#### Exercise aim:
Copy exactly the lines that run from the top of the listing to the line containing "plt.rcParams['font.family'] = ['Liberation", both ends included, and omit the pictures.
>>>
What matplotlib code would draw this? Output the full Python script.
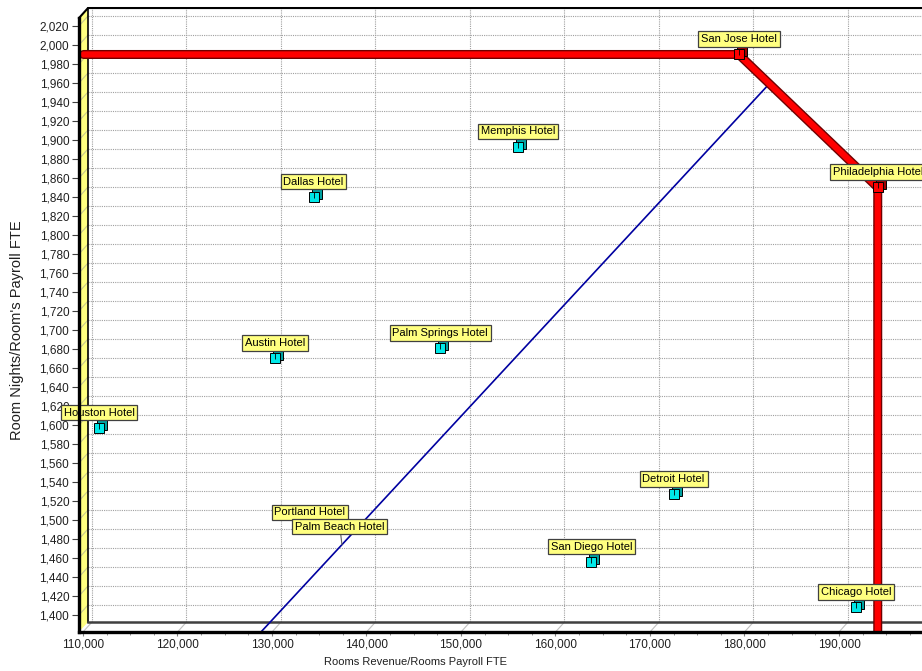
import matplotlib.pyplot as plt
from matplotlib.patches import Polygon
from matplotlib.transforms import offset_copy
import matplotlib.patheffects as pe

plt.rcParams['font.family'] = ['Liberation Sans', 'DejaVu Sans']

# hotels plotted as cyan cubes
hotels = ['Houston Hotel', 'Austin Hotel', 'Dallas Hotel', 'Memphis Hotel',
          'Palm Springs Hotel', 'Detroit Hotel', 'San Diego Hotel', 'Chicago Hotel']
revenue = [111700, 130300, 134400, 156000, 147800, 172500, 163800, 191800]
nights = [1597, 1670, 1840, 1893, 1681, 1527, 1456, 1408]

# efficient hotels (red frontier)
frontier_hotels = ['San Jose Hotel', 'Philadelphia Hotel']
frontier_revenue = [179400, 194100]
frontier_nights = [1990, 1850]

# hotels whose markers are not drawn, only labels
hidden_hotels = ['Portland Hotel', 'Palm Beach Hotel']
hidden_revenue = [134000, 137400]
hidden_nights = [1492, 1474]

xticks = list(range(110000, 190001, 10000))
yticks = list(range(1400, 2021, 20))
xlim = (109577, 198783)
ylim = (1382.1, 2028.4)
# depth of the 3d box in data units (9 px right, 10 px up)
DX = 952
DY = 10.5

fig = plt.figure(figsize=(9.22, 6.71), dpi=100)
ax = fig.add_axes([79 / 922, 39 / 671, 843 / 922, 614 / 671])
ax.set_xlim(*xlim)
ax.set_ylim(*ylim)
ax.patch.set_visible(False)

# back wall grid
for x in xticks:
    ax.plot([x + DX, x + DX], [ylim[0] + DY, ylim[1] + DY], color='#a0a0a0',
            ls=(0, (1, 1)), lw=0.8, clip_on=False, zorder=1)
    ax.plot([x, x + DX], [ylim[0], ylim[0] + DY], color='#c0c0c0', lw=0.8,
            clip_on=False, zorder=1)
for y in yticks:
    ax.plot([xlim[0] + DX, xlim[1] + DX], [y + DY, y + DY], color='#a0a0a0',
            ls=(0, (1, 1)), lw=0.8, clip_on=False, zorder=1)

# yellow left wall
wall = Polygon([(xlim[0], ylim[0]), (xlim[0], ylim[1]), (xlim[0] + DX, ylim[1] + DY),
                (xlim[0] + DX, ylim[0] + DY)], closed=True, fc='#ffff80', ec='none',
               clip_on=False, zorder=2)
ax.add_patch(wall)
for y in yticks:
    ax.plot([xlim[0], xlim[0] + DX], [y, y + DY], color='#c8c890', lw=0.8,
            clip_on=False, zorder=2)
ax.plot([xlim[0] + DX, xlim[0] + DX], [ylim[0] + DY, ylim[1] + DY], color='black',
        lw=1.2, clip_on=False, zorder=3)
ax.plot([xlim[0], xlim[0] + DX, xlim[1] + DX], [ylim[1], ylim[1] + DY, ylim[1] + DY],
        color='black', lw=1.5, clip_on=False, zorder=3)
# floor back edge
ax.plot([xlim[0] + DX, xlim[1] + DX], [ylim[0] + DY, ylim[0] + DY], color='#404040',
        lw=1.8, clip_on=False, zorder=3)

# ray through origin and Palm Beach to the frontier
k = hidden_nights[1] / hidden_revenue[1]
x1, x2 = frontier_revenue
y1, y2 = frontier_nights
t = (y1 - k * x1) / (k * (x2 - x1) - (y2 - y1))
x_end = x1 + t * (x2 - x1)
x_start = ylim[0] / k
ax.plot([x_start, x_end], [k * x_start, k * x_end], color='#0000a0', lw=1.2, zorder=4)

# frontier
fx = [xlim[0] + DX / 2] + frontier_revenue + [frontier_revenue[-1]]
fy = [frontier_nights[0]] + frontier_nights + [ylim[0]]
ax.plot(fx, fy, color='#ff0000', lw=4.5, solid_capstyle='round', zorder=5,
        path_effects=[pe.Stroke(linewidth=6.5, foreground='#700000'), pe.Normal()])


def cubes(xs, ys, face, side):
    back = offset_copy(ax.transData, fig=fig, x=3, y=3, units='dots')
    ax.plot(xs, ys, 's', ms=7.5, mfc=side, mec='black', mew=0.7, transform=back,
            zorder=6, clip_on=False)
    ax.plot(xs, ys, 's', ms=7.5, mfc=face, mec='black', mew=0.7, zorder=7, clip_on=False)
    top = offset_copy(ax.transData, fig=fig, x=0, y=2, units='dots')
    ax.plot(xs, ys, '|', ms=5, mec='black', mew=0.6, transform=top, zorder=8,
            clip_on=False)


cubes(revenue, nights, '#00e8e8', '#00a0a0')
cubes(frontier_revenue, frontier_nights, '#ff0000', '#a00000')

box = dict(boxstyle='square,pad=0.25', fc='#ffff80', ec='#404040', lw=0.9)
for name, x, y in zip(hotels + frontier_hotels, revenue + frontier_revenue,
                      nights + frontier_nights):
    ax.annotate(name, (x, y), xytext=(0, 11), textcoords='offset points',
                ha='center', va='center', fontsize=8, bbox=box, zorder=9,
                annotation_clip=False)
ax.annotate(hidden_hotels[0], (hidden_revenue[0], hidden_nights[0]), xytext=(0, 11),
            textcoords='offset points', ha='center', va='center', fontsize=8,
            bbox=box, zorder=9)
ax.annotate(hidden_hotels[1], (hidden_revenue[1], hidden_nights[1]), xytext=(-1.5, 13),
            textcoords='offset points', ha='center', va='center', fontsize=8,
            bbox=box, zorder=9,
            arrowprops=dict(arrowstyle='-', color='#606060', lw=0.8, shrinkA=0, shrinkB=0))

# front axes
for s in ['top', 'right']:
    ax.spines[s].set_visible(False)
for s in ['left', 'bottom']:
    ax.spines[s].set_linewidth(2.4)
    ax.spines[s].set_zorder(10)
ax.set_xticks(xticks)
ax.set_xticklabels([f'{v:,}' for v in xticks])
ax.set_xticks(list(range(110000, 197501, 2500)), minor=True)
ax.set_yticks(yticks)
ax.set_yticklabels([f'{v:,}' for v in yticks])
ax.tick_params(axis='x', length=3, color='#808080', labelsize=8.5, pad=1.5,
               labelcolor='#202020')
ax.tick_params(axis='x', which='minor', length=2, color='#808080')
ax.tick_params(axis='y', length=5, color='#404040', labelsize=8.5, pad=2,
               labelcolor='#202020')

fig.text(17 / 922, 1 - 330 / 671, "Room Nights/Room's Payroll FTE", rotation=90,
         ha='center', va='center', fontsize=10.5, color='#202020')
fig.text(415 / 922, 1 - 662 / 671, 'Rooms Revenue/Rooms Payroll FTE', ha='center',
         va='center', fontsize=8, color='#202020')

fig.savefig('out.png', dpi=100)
<<<
#### The reply:
What matplotlib code would draw this? Output the full Python script.
import matplotlib.pyplot as plt
from matplotlib.patches import Polygon
from matplotlib.transforms import offset_copy
import matplotlib.patheffects as pe

plt.rcParams['font.family'] = ['Liberation Sans', 'DejaVu Sans']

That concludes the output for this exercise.